To which Seward responded, “First of all, you know now our attitude is to support keeping good people. Second of all, according to this, he was repeatedly told that the Board of Supervisors would not approve it.”

Curl explained that he had not told Lavrenz anything about a Board decision and reiterated that as an Interim Director he was not in a position to make a decision and that “whatever the Board decides to do you do”. Seward also cited low numbers on the paramedic staff as another reason to approve the request.

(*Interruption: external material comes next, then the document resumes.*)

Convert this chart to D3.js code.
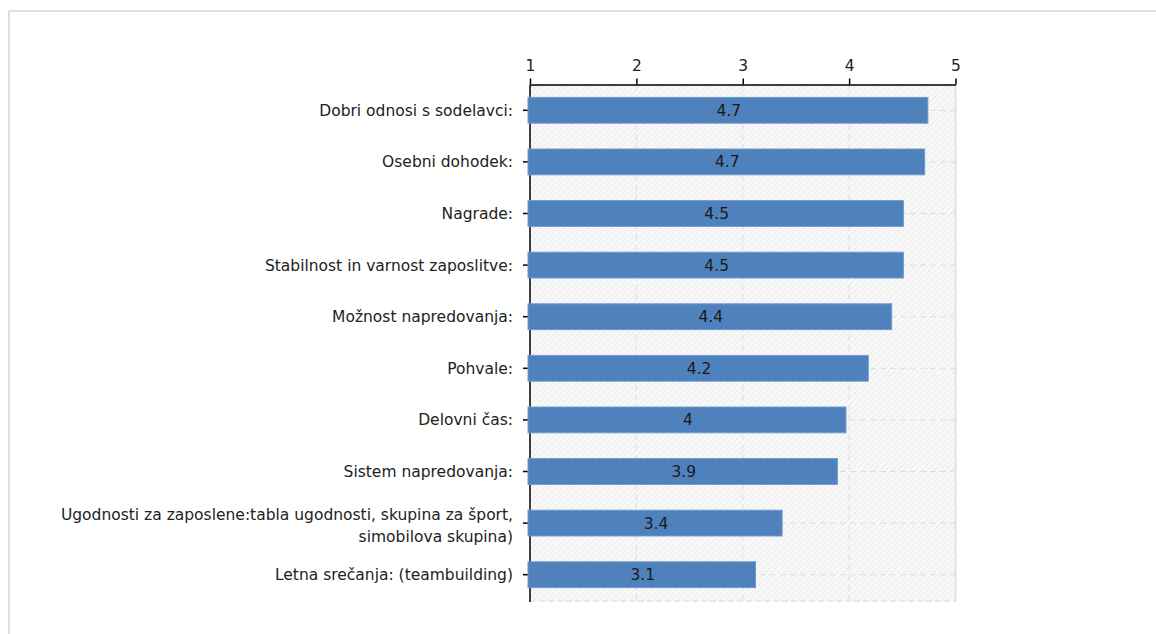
<!DOCTYPE html>
<html>
<head>
<meta charset="utf-8">
<script src="https://cdn.jsdelivr.net/npm/d3@7"></script>
<style>
  html, body { margin: 0; padding: 0; background: #fff; }
  svg { display: block; font-family: "DejaVu Sans", Verdana, sans-serif; }
</style>
</head>
<body>
<svg id="chart" width="1156" height="634"></svg>
<script>
// Survey answers: average score per factor (scale 1–5)
const categories = [
  "Dobri odnosi s sodelavci:",
  "Osebni dohodek:",
  "Nagrade:",
  "Stabilnost in varnost zaposlitve:",
  "Možnost napredovanja:",
  "Pohvale:",
  "Delovni čas:",
  "Sistem napredovanja:",
  "Ugodnosti za zaposlene:tabla ugodnosti, skupina za šport,\nsimobilova skupina)",
  "Letna srečanja: (teambuilding)"
];
const averages = [4.74, 4.71, 4.51, 4.51, 4.40, 4.18, 3.97, 3.89, 3.37, 3.12];
const tickValues = [1, 2, 3, 4, 5];

const fontSize = 15.5;
const svg = d3.select("#chart");

// outer frame
svg.append("path")
  .attr("d", "M9,640 V11 H1160")
  .attr("fill", "none")
  .attr("stroke", "#d5d5d5")
  .attr("stroke-width", 1.5);

const x = d3.scaleLinear().domain([1, 5]).range([530, 955.5]);
const y = d3.scaleBand()
  .domain(categories)
  .range([84.5, 600.5])
  .paddingInner(0.5)
  .paddingOuter(0.25);

const plotTop = 84.5, plotBottom = 601;

// hatched plot background
const defs = svg.append("defs");
const pat = defs.append("pattern")
  .attr("id", "hatch")
  .attr("patternUnits", "userSpaceOnUse")
  .attr("width", 6).attr("height", 6);
pat.append("rect").attr("width", 6).attr("height", 6).attr("fill", "#f8f8f8");
pat.append("path")
  .attr("d", "M-1,7 L7,-1 M-1,1 L1,-1 M5,7 L7,5")
  .attr("stroke", "#e9e9e9")
  .attr("stroke-width", 1);

svg.append("rect")
  .attr("x", x(1)).attr("y", plotTop)
  .attr("width", x(5) - x(1)).attr("height", plotBottom - plotTop)
  .attr("fill", "url(#hatch)");

// vertical dashed grid
svg.append("g").selectAll("line")
  .data(tickValues.slice(1, -1))
  .join("line")
  .attr("x1", d => x(d)).attr("x2", d => x(d))
  .attr("y1", plotTop).attr("y2", plotBottom)
  .attr("stroke", "#dedede")
  .attr("stroke-dasharray", "6,4");

// horizontal dashed grid at each category
svg.append("g").selectAll("line")
  .data(categories)
  .join("line")
  .attr("x1", x(1)).attr("x2", x(5))
  .attr("y1", d => y(d) + y.bandwidth() / 2)
  .attr("y2", d => y(d) + y.bandwidth() / 2)
  .attr("stroke", "#dedede")
  .attr("stroke-dasharray", "6,4");

// bottom dashed border and right border
svg.append("line")
  .attr("x1", x(1)).attr("x2", x(5))
  .attr("y1", plotBottom).attr("y2", plotBottom)
  .attr("stroke", "#dcdcdc")
  .attr("stroke-dasharray", "6,3");
svg.append("line")
  .attr("x1", x(5)).attr("x2", x(5))
  .attr("y1", plotTop).attr("y2", plotBottom + 1)
  .attr("stroke", "#e2e2e2")
  .attr("stroke-width", 2);

// top axis
const xAxis = d3.axisTop(x)
  .tickValues(tickValues)
  .tickFormat(d3.format("d"))
  .tickSize(6)
  .tickSizeOuter(0);
const gx = svg.append("g")
  .attr("transform", `translate(0,${plotTop})`)
  .call(xAxis);
gx.select(".domain").attr("stroke", "#000").attr("stroke-width", 1.5);
gx.selectAll(".tick line").attr("stroke", "#000").attr("stroke-width", 1.5);
gx.selectAll(".tick text")
  .attr("font-family", "DejaVu Sans, sans-serif")
  .attr("font-size", fontSize)
  .attr("fill", "#222")
  .attr("y", -14);

// left axis line and category ticks
svg.append("line")
  .attr("x1", x(1)).attr("x2", x(1))
  .attr("y1", plotTop).attr("y2", plotBottom + 1)
  .attr("stroke", "#000")
  .attr("stroke-width", 1.5);
svg.append("g").selectAll("line")
  .data(categories)
  .join("line")
  .attr("x1", x(1) - 7).attr("x2", x(1))
  .attr("y1", d => y(d) + y.bandwidth() / 2)
  .attr("y2", d => y(d) + y.bandwidth() / 2)
  .attr("stroke", "#000")
  .attr("stroke-width", 1.5);

// category labels (multi-line aware)
const lineH = 22;
const labels = svg.append("g")
  .attr("font-size", fontSize)
  .attr("fill", "#222")
  .attr("text-anchor", "end");
categories.forEach(c => {
  const lines = c.split("\n");
  const cy = y(c) + y.bandwidth() / 2;
  const t = labels.append("text")
    .attr("x", x(1) - 17)
    .attr("y", cy + (lines.length > 1 ? 2 : 0));
  lines.forEach((ln, i) => {
    t.append("tspan")
      .attr("x", x(1) - 17)
      .attr("dy", i === 0 ? ((-(lines.length - 1) / 2) * lineH + 5.5) : lineH)
      .text(ln);
  });
});

// bars
const data = categories.map((c, i) => ({ c, v: averages[i] }));
svg.append("g").selectAll("rect")
  .data(data)
  .join("rect")
  .attr("x", x(1) - 2)
  .attr("y", d => y(d.c))
  .attr("width", d => x(d.v) - x(1) + 2)
  .attr("height", y.bandwidth())
  .attr("fill", "#4f81bd")
  .attr("stroke", "#6f9ad0")
  .attr("stroke-width", 1);

// value labels centred in each bar
const fmt = v => String(+v.toFixed(1));
svg.append("g").selectAll("text")
  .data(data)
  .join("text")
  .attr("x", d => (x(1) + x(d.v)) / 2)
  .attr("y", d => y(d.c) + y.bandwidth() / 2 + 5.5)
  .attr("text-anchor", "middle")
  .attr("font-size", fontSize)
  .attr("fill", "#1a1a1a")
  .text(d => fmt(d.v));
</script>
</body>
</html>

Members of the board then shared comments. Supervisor Stan Stoops agreed on the idea of a raise, but wanted to discuss the accomplishments to justify the move and read through a listed submitted to the board through email by Lavrenz including overall tenure, specialty work, leadership roles and more. Supervisor Marcus Fedler asked Curl about the typical path to pay raises and rise through the department as a paramedic and any precedent for someone to join the staff above level 1. Curl said advancement is based on evaluation in categories such as quality of work, extra committee work and tenure, and said that he would not comment in the meeting why Lavrenz was started at level 1. To that point, Curl said that he felt putting the final decision on him for this raise request was inappropriate as he was not involved in evaluations done over the summer. Fedler then explained his stance on the board’s role in specific department operations and why he was against granting the request. “I’m not a fan of micromanaging a department head. I would be careful about something like this. Not just in a way that sets a precedent but, if the department head feels that staff is in where they need to be, and there was a process in July where you evaluate the employees and then you have a process that hasn’t necessarily been done yet, we’re trying to figure out what that is right now, we need to make that determination. I think that’s up to the department head to do, not the Board of Supervisors. I know we’re kind of supposed to be your boss and the CEO of the County and make the right decisions here, and I want to do that, but I don’t want to step over your experience. I’d much rather have a department head come to us with a recommendation, rather than us force upon a department head our recommendation. I don’t want to set that precedent. I still don’t support it. We’re opening a can of worms we don’t want to open. Given enough time we can work this thing out, and that’s one thing we haven’t done.”

Supervisor Bob Yoder explained his unease about granting one request and the possibility of that opening up the county to an influx of many similar requests. The board ultimately voted in a 3-2 split decision to award the pay raise change request with Seward, Stoops and Young in favor and Fedler and Yoder opposed.